La Société africaine de primatologie, créée à l’initiative du Centre suisse de recherche scientifique en Côte d’Ivoire et de l’Université Houphouët-Boigny à Bingerville (sud ivoirien), va permettre la mise en commun des connaissances, le lancement de projets spécifiques sur le continent, mais aussi de parler aux Africains d’une voix africaine, plus à même de convaincre les décideurs politiques, les autorités traditionnelles et les citoyens qu’il est fondamental de préserver les espèces sauvages.

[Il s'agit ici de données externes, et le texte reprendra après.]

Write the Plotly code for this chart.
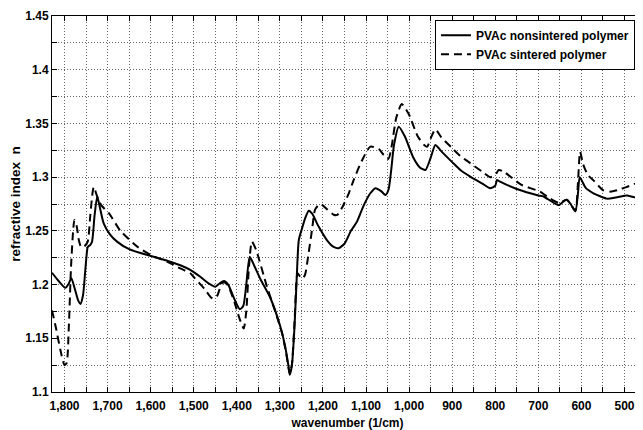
import plotly.graph_objects as go

# ---------------- data ----------------
wn_nonsintered = [1829, 1815, 1798, 1790, 1784, 1776, 1768, 1763, 1757, 1752, 1749, 1746, 1740, 1736,
                  1730, 1724, 1718, 1709, 1695, 1678, 1650, 1600, 1560, 1531, 1508, 1484, 1465, 1450,
                  1440, 1430, 1420, 1405, 1393, 1385, 1378, 1370, 1360, 1345, 1322, 1299, 1288, 1280,
                  1277, 1272, 1266, 1261, 1256, 1248, 1241, 1233, 1225, 1210, 1190, 1175, 1164, 1150,
                  1135, 1121, 1105, 1090, 1078, 1065, 1055, 1048, 1042, 1035, 1024, 1010, 990, 975,
                  962, 950, 939, 925, 900, 881, 858, 830, 812, 800, 796, 790, 750, 700, 688, 653, 640,
                  634, 625, 614, 608, 604, 598, 590, 572, 541, 520, 494, 475, 457]
n_nonsintered = [1.211, 1.204, 1.197, 1.201, 1.206, 1.196, 1.185, 1.182, 1.190, 1.212, 1.226, 1.235, 1.237, 1.240,
                 1.265, 1.282, 1.272, 1.257, 1.247, 1.240, 1.233, 1.2266, 1.222, 1.218, 1.2136, 1.207, 1.201, 1.198,
                 1.201, 1.2033, 1.200, 1.186, 1.177, 1.180, 1.200, 1.226, 1.218, 1.205, 1.1875, 1.161, 1.143, 1.124,
                 1.116, 1.125, 1.161, 1.205, 1.2415, 1.253, 1.262, 1.2688, 1.266, 1.254, 1.241, 1.235, 1.2338, 1.238,
                 1.250, 1.2586, 1.274, 1.285, 1.2897, 1.287, 1.2834, 1.288, 1.305, 1.330, 1.347, 1.338, 1.318, 1.309,
                 1.3067, 1.318, 1.330, 1.324, 1.314, 1.3067, 1.3005, 1.294, 1.2897, 1.292, 1.2974, 1.296, 1.289, 1.283, 1.282, 1.274, 1.278,
                 1.279, 1.275, 1.268, 1.285, 1.300, 1.296, 1.290, 1.285, 1.280, 1.281, 1.283, 1.281, 1.279]

wn_sintered = [1829, 1820, 1810, 1800, 1795, 1790, 1785, 1780, 1777, 1772, 1766, 1761, 1753, 1746, 1740,
               1735, 1732, 1725, 1715, 1697, 1670, 1631, 1600, 1560, 1531, 1508, 1500, 1475, 1460, 1454,
               1445, 1435, 1428, 1420, 1405, 1395, 1384, 1378, 1372, 1365, 1355, 1330, 1310, 1295, 1285,
               1277, 1272, 1266, 1262, 1259, 1252, 1246, 1241, 1233, 1225, 1218, 1206, 1190, 1175, 1167,
               1155, 1140, 1129, 1110, 1090, 1070, 1059, 1048, 1040, 1030, 1017, 1000, 980, 965, 958, 950,
               939, 925, 900, 881, 858, 830, 812, 800, 792, 780, 740, 696, 680, 653, 634, 614, 608, 603,
               596, 585, 572, 550, 533, 515, 494, 475, 457]
n_sintered = [1.176, 1.160, 1.140, 1.125, 1.127, 1.160, 1.215, 1.250, 1.260, 1.255, 1.240, 1.2347, 1.236, 1.240, 1.265,
              1.285, 1.291, 1.283, 1.274, 1.2664, 1.250, 1.2353, 1.2276, 1.221, 1.215, 1.2105, 1.207, 1.196, 1.188, 1.187,
              1.190, 1.201, 1.202, 1.199, 1.183, 1.170, 1.159, 1.175, 1.215, 1.240, 1.232, 1.198, 1.174, 1.155, 1.135,
              1.117, 1.126, 1.165, 1.200, 1.2105, 1.207, 1.206, 1.210, 1.230, 1.252, 1.270, 1.275, 1.270, 1.265, 1.2648,
              1.272, 1.285, 1.297, 1.315, 1.3284, 1.326, 1.3207, 1.317, 1.330, 1.355, 1.368, 1.358, 1.338, 1.330, 1.3284, 1.336,
              1.3445, 1.337, 1.327, 1.3197, 1.313, 1.305, 1.300, 1.302, 1.3067, 1.305, 1.293, 1.2865, 1.282, 1.276, 1.279, 1.269, 1.295, 1.3237,
              1.312, 1.302, 1.297, 1.288, 1.2865, 1.288, 1.291, 1.294, 1.296]

x_tickvals = [1800, 1700, 1600, 1500, 1400, 1300, 1200, 1100, 1000, 900, 800, 700, 600, 500]
x_ticktext = ["1,800", "1,700", "1,600", "1,500", "1,400", "1,300", "1,200", "1,100", "1,000",
              "900", "800", "700", "600", "500"]
y_tickvals = [1.1, 1.15, 1.2, 1.25, 1.3, 1.35, 1.4, 1.45]
y_ticktext = ["1.1", "1.15", "1.2", "1.25", "1.3", "1.35", "1.4", "1.45"]

FONT = "Liberation Sans, Arial, sans-serif"

fig = go.Figure()
fig.add_trace(go.Scatter(x=wn_nonsintered, y=n_nonsintered, mode="lines",
                         name="PVAc nonsintered polymer",
                         line=dict(color="black", width=2, shape="spline", smoothing=0.6)))
fig.add_trace(go.Scatter(x=wn_sintered, y=n_sintered, mode="lines",
                         name="PVAc sintered polymer",
                         line=dict(color="black", width=2, dash="8px,5px", shape="spline", smoothing=0.6)))

grid = dict(showgrid=True, gridcolor="#666666", gridwidth=1, griddash="1px,2px")

# the page body has an 8px margin, so the figure is 8px smaller and margins shifted
fig.update_layout(
    width=635, height=422,
    margin=dict(l=44, r=0, t=8, b=38),
    paper_bgcolor="white", plot_bgcolor="white",
    font=dict(family=FONT, size=12, color="black"),
    showlegend=True,
    legend=dict(x=0.648, y=0.99, xanchor="left", yanchor="top",
                bgcolor="white", bordercolor="black", borderwidth=1,
                font=dict(family=FONT, size=12, color="black", weight="bold"),
                tracegroupgap=0, itemwidth=30),
    xaxis=dict(range=[1829, 457], tickvals=x_tickvals, ticktext=x_ticktext,
               ticks="inside", ticklen=5, tickcolor="black",
               showline=True, linecolor="black", linewidth=1, mirror="ticks",
               automargin=False, ticklabelstandoff=3,
               minor=dict(dtick=50, tick0=0, ticks="inside", ticklen=5, tickcolor="black", **grid),
               tickfont=dict(family=FONT, size=12, color="black", weight="bold"),
               title=dict(text="wavenumber (1/cm)", standoff=6,
                          font=dict(family=FONT, size=12, color="black", weight="bold")),
               zeroline=False, **grid),
    yaxis=dict(range=[1.1, 1.45], tickvals=y_tickvals, ticktext=y_ticktext,
               ticks="inside", ticklen=5, tickcolor="black",
               showline=True, linecolor="black", linewidth=1, mirror="ticks",
               automargin=False,
               minor=dict(dtick=0.025, tick0=1.1, ticks="inside", ticklen=5, tickcolor="black", **grid),
               tickfont=dict(family=FONT, size=12, color="black", weight="bold"),
               title=dict(text="refractive index\u00a0\u00a0n", standoff=4,
                          font=dict(family=FONT, size=13.5, color="black", weight="bold")),
               zeroline=False, **grid),
)

fig.write_html("out.html")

« La société africaine de primatologie a plusieurs objectifs. Le premier objectif est de faire en sorte que les primatologues africains se connaissent, qu’ils soient de plus en plus présents dans les fora internationaux. Qu’ils jouent des rôles dans les projets de conservation ou des projets de recherche. Ce que nous visons c’est que la primatologie sont davantage faite par des africains en Afrique. Il faut qu’on apprenne à mutualiser nos moyens », a conclu Koné Inza.